STATED GOAL: Begin at the line that contains "Emit a web page", stop after the line that contains "const greenError = 9;", and reproduce only that span, unaltered.

__________

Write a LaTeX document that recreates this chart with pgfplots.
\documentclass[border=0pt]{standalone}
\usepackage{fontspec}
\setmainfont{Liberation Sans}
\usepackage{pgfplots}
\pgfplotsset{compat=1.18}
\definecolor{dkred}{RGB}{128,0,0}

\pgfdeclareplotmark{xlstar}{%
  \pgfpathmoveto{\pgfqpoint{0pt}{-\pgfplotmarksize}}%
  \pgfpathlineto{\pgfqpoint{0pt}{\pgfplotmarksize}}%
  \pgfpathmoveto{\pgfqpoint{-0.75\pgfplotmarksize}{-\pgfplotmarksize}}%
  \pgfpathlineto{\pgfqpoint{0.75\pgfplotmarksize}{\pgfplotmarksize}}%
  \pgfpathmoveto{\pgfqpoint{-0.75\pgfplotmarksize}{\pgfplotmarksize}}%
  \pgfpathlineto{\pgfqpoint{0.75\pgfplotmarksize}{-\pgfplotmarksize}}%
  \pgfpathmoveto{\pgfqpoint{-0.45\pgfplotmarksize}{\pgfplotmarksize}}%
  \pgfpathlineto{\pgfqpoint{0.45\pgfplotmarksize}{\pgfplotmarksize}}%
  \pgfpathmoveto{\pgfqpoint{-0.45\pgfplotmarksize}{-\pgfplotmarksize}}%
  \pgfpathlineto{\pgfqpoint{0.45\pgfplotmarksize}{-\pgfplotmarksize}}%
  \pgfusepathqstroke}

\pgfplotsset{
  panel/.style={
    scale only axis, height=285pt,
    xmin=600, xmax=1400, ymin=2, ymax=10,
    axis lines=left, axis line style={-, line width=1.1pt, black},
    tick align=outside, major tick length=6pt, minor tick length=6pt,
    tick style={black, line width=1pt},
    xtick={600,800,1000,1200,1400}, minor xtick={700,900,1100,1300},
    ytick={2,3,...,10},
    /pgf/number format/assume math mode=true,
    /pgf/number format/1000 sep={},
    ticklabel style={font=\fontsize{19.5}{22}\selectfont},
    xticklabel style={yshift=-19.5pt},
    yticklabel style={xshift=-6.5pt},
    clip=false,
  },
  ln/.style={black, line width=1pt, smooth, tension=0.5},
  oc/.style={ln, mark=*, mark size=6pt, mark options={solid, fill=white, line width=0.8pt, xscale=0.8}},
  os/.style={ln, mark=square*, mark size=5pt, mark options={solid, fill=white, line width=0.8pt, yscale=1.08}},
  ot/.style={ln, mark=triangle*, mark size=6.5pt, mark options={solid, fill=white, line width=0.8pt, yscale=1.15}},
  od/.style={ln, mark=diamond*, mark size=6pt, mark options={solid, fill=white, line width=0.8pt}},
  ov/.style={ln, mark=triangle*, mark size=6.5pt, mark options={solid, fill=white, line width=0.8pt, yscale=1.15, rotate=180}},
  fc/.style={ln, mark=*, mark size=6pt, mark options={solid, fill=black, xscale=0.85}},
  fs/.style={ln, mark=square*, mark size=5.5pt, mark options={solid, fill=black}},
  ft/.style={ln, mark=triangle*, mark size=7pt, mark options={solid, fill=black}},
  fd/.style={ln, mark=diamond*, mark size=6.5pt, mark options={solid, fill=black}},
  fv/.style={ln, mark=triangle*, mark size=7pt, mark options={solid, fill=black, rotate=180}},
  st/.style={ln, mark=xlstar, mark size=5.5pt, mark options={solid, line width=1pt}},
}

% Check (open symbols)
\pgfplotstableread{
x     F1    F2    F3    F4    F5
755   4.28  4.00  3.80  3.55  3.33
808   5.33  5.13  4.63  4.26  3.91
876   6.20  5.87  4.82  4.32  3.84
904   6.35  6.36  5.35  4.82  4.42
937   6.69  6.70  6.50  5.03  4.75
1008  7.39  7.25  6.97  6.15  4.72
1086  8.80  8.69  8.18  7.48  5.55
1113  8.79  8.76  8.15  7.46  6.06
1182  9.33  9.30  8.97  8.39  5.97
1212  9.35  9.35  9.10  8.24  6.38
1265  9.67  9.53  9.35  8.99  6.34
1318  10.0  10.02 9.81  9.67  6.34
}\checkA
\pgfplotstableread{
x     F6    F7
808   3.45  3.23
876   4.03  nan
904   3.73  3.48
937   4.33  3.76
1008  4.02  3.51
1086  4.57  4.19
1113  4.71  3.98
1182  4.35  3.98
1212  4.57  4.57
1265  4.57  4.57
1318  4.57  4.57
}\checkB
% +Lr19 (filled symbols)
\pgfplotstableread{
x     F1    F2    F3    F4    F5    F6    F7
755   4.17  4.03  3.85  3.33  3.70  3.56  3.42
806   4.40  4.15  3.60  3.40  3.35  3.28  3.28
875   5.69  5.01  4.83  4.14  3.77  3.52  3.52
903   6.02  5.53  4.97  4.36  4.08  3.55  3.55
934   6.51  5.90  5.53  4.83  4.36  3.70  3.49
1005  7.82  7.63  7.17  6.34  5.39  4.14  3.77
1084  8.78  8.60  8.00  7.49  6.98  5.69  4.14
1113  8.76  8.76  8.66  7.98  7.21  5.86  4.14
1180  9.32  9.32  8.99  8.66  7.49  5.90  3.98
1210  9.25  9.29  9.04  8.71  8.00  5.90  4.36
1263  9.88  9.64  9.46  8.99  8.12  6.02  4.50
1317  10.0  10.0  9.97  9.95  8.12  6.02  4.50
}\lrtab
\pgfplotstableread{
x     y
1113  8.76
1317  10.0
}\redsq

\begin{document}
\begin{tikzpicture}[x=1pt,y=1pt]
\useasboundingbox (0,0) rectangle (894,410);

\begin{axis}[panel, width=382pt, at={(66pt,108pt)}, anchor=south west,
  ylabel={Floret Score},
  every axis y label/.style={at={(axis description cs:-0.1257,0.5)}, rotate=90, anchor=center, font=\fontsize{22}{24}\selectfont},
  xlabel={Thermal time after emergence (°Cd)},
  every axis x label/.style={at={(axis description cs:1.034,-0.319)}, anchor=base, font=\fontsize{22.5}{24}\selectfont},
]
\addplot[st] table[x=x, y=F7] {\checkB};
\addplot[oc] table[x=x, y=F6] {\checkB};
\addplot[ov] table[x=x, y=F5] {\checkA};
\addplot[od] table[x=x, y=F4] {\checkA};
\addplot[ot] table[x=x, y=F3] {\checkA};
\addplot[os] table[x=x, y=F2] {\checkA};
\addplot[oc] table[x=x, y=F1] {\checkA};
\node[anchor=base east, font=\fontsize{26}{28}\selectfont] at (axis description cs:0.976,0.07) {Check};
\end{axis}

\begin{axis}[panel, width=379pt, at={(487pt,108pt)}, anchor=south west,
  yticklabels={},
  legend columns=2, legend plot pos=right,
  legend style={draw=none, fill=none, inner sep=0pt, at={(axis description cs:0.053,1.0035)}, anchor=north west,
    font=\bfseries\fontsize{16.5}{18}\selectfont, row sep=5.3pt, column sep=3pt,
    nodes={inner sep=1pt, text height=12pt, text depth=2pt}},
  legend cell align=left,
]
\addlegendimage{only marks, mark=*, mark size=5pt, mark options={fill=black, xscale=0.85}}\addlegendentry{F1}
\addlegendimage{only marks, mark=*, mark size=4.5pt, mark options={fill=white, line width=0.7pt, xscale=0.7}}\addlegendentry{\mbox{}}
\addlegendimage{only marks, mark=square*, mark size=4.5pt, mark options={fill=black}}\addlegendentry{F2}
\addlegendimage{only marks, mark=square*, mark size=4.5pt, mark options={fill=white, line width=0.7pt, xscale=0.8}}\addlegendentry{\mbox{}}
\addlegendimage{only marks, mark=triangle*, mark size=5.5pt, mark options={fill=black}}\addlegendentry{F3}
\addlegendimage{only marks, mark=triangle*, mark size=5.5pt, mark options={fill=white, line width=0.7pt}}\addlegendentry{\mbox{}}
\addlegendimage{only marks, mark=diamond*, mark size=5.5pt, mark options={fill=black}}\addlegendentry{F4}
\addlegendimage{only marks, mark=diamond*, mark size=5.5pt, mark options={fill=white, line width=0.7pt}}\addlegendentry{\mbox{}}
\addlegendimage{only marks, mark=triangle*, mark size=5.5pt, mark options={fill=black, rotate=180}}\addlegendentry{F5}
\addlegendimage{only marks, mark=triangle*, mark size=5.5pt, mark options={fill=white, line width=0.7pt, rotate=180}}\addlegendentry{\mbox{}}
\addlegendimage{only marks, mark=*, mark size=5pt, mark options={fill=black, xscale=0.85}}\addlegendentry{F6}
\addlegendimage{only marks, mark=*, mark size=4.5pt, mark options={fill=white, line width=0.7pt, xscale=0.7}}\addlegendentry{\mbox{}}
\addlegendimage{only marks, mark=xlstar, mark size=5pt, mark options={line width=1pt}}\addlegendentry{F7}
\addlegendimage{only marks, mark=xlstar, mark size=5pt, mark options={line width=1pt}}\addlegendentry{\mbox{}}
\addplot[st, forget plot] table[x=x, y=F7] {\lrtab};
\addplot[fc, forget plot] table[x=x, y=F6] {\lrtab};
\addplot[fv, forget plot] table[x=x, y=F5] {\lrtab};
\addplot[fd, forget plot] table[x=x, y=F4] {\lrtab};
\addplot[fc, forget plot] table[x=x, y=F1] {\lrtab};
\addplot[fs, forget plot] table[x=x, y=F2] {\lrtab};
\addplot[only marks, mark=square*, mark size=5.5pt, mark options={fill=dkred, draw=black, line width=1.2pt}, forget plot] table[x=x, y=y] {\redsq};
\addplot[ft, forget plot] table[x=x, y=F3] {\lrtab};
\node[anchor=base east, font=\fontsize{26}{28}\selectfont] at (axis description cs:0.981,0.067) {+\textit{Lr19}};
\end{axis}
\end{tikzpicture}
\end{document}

__________

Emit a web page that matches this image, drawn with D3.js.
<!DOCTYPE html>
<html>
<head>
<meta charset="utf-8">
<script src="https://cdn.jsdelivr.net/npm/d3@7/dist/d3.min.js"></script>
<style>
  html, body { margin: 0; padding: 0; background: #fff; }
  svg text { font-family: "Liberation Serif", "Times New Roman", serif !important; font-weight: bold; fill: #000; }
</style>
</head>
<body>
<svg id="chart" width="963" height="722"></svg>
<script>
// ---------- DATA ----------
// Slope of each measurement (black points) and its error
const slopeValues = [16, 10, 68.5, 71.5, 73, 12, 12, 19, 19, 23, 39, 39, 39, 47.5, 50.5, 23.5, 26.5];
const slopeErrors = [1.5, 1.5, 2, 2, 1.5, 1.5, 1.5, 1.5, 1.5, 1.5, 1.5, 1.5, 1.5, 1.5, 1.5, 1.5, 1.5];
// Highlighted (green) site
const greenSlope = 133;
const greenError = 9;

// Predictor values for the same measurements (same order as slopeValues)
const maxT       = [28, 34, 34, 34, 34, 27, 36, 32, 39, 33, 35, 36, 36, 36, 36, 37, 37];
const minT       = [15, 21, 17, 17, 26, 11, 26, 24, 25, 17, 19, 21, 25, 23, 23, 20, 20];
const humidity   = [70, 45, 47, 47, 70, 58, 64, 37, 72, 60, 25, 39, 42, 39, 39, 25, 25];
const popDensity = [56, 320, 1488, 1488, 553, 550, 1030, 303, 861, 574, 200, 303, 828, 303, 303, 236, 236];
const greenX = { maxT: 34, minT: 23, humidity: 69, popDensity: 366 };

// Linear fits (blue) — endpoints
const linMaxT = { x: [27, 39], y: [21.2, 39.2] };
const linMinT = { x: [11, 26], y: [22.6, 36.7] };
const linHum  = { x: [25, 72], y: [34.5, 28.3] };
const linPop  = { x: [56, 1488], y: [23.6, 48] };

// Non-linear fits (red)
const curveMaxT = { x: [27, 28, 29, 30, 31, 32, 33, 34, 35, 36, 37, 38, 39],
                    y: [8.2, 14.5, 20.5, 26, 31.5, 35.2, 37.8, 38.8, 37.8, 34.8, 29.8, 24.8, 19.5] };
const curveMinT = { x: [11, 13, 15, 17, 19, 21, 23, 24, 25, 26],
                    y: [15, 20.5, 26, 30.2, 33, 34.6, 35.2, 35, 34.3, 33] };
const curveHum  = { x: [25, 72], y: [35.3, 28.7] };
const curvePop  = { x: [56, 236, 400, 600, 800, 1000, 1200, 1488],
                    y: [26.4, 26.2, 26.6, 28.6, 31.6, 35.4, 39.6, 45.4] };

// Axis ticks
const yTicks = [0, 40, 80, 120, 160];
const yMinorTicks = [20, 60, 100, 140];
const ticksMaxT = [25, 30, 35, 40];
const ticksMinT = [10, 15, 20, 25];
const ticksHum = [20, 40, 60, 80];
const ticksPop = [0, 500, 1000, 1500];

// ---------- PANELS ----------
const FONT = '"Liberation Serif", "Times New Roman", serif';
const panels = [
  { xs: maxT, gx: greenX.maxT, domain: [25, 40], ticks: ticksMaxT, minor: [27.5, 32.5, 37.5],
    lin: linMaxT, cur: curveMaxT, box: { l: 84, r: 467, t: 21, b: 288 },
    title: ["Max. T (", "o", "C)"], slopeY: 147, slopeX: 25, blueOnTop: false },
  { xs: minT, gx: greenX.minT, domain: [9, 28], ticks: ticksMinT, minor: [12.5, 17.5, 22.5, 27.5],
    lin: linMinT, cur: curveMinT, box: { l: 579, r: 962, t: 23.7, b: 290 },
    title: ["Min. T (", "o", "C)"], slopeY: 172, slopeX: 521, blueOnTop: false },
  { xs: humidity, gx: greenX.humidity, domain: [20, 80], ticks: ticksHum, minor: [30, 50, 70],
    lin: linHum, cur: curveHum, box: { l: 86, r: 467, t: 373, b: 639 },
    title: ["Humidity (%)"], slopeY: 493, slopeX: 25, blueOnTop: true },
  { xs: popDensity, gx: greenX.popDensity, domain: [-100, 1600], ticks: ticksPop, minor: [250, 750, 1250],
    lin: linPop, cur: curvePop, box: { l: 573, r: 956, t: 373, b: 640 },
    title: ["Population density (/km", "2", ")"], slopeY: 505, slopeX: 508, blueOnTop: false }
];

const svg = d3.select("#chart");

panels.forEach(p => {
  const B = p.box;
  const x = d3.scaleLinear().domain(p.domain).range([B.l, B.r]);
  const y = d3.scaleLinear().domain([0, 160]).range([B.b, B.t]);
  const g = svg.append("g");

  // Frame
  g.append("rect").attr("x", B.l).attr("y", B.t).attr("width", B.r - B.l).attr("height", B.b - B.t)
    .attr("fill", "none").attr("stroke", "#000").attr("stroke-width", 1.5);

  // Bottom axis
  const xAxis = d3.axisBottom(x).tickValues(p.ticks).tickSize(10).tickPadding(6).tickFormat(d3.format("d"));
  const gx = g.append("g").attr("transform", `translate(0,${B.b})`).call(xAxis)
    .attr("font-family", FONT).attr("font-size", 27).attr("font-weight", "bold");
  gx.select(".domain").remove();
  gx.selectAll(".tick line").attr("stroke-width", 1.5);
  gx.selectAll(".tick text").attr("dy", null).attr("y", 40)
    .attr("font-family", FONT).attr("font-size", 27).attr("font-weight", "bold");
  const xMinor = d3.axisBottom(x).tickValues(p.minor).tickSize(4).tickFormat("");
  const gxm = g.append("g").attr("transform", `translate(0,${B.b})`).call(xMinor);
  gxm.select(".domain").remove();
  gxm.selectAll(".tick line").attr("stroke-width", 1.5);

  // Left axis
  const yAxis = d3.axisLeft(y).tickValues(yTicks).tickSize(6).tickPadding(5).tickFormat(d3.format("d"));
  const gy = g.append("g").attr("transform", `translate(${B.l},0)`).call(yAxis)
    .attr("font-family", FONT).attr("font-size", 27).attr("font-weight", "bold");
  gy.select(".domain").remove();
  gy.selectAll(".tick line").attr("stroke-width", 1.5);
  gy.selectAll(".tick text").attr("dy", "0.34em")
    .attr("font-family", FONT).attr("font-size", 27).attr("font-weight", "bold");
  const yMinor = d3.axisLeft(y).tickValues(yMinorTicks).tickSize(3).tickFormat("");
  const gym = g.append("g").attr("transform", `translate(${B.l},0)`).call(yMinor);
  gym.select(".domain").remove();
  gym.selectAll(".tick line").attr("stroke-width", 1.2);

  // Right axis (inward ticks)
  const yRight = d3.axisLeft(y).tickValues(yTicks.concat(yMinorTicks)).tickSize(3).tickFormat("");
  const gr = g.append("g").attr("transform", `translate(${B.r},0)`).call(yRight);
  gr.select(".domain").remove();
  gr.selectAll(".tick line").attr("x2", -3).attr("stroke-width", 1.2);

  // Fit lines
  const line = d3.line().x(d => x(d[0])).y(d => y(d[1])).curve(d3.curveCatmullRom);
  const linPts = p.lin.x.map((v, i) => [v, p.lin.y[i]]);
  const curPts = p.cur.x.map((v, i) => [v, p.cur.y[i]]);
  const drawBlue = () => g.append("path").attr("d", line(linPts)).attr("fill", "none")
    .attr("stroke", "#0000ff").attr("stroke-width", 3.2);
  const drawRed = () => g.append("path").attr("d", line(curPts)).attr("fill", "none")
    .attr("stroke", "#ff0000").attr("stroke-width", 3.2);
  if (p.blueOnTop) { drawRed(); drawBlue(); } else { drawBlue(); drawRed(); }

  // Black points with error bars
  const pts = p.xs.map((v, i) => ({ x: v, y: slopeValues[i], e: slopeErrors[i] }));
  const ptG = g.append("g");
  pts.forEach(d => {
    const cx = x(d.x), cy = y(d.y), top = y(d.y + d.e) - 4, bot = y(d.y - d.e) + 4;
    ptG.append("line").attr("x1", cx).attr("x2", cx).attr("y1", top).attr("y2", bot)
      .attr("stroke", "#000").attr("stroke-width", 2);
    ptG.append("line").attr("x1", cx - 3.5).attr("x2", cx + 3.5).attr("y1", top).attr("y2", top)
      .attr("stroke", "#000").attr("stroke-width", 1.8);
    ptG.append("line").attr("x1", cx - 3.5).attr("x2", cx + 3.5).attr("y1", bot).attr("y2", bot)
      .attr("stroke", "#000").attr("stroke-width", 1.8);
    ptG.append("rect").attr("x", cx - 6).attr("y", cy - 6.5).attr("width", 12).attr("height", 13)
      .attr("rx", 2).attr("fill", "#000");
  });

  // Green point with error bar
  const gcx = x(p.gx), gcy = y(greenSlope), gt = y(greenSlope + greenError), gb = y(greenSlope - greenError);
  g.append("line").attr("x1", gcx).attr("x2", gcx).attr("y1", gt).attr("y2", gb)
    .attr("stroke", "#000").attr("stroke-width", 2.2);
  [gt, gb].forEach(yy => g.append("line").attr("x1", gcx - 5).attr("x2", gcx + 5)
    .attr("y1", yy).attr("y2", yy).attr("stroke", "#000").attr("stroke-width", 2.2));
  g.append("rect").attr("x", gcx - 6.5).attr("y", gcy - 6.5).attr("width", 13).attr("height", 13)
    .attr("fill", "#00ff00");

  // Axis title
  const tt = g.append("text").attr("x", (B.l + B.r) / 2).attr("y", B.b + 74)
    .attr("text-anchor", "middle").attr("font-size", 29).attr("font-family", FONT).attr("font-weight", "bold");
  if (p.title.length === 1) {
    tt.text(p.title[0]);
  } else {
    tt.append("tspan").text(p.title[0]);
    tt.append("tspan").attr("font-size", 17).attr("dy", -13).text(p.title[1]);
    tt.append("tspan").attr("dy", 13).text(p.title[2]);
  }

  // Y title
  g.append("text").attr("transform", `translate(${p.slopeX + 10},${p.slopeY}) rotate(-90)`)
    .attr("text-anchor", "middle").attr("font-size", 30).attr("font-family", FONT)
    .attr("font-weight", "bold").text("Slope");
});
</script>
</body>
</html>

__________

REPLY TO THE TASK:
Emit a web page that matches this image, drawn with D3.js.
<!DOCTYPE html>
<html>
<head>
<meta charset="utf-8">
<script src="https://cdn.jsdelivr.net/npm/d3@7/dist/d3.min.js"></script>
<style>
  html, body { margin: 0; padding: 0; background: #fff; }
  svg text { font-family: "Liberation Serif", "Times New Roman", serif !important; font-weight: bold; fill: #000; }
</style>
</head>
<body>
<svg id="chart" width="963" height="722"></svg>
<script>
// ---------- DATA ----------
// Slope of each measurement (black points) and its error
const slopeValues = [16, 10, 68.5, 71.5, 73, 12, 12, 19, 19, 23, 39, 39, 39, 47.5, 50.5, 23.5, 26.5];
const slopeErrors = [1.5, 1.5, 2, 2, 1.5, 1.5, 1.5, 1.5, 1.5, 1.5, 1.5, 1.5, 1.5, 1.5, 1.5, 1.5, 1.5];
// Highlighted (green) site
const greenSlope = 133;
const greenError = 9;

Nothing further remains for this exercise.